Incremental or tranformational adaptation?
Incremental adaptation measures operate with existing technological, governance and value systems. They aim to build resilience with communities, as they currently are. However there is increasing acknowledgement that incremental adaptations may not be sufficient to cope with potentially dramatic climate events. For example, sea level may rise too high, flooding events become too extensive, drought may make farming in some regions uneconomic. In response larger, transformational adaptation may need to be employed.
In their paper on transformational and incremental adaptations, Kates, Travis and Willbanks (2012) identify two conditions that set the stage for transformational adaptation to climate change:
- Large vulnerability in certain regions, populations, or resource systems
- Severe climate change that overwhelms even robust human use systems
In a special paper to the IPCC, O’Brian and colleagues, concur that these conditions will make it difficult for systems to adapt sustainably without some form of transformational change taking place (O’Brian et al. 2012).

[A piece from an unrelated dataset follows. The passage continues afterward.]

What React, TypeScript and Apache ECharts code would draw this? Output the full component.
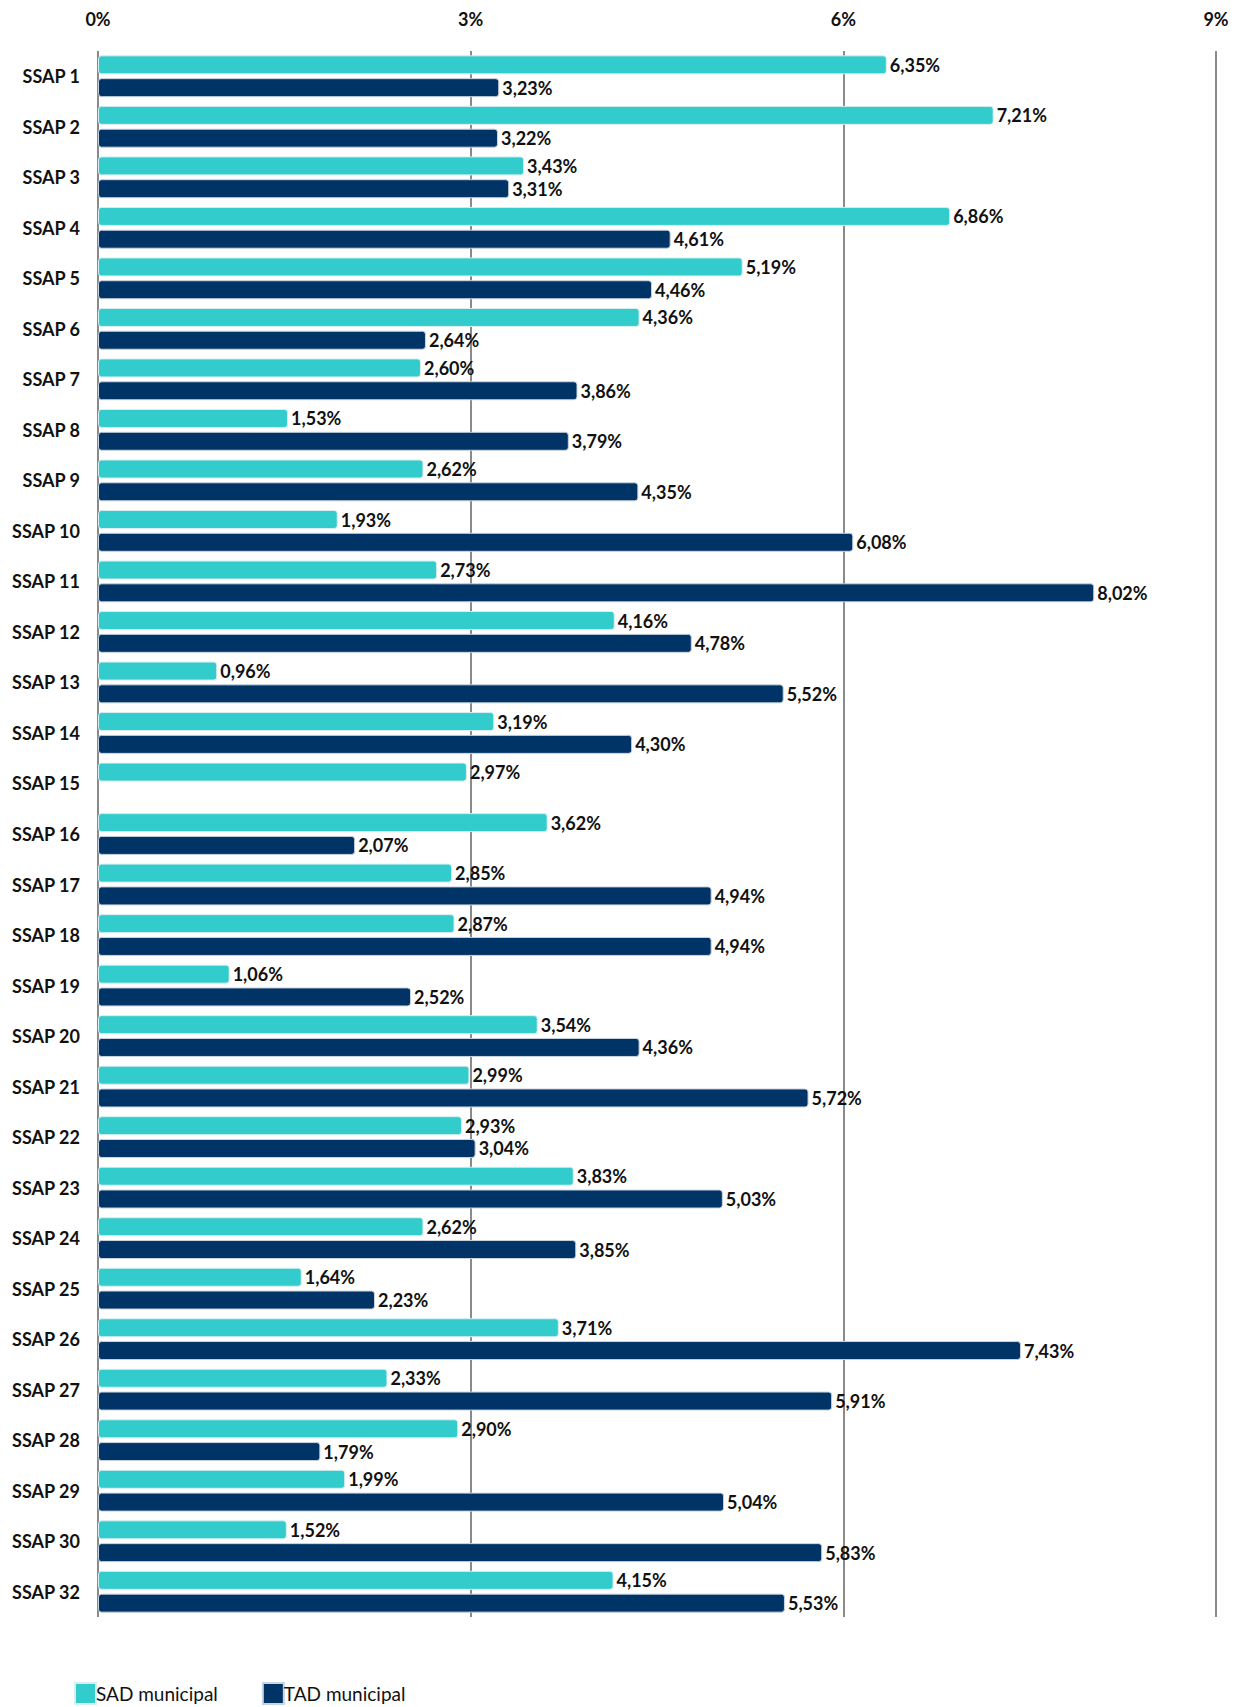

This may prove to be a difficult subject to address within a training course, not only to an audience sceptical of climate change to begin with, but also to those who accept the premise in the first place. Transformational adaptations are typically large in scale, high in cost and challenge the very institutional and behavioral actions that tend to maintain existing resource systems and policies (O’Brian et al. 2012). Further information and resources on transformational adaptation, can be found on the following pages. But as a final note, O’Brian and colleagues state that transformational adaptations are facilitated through increased emphasis on adaptive management, learning, innovation, and leadership (O’Brian et al. 2012). As challenging as the subject may prove to be, it could also lead to an inspiring training event.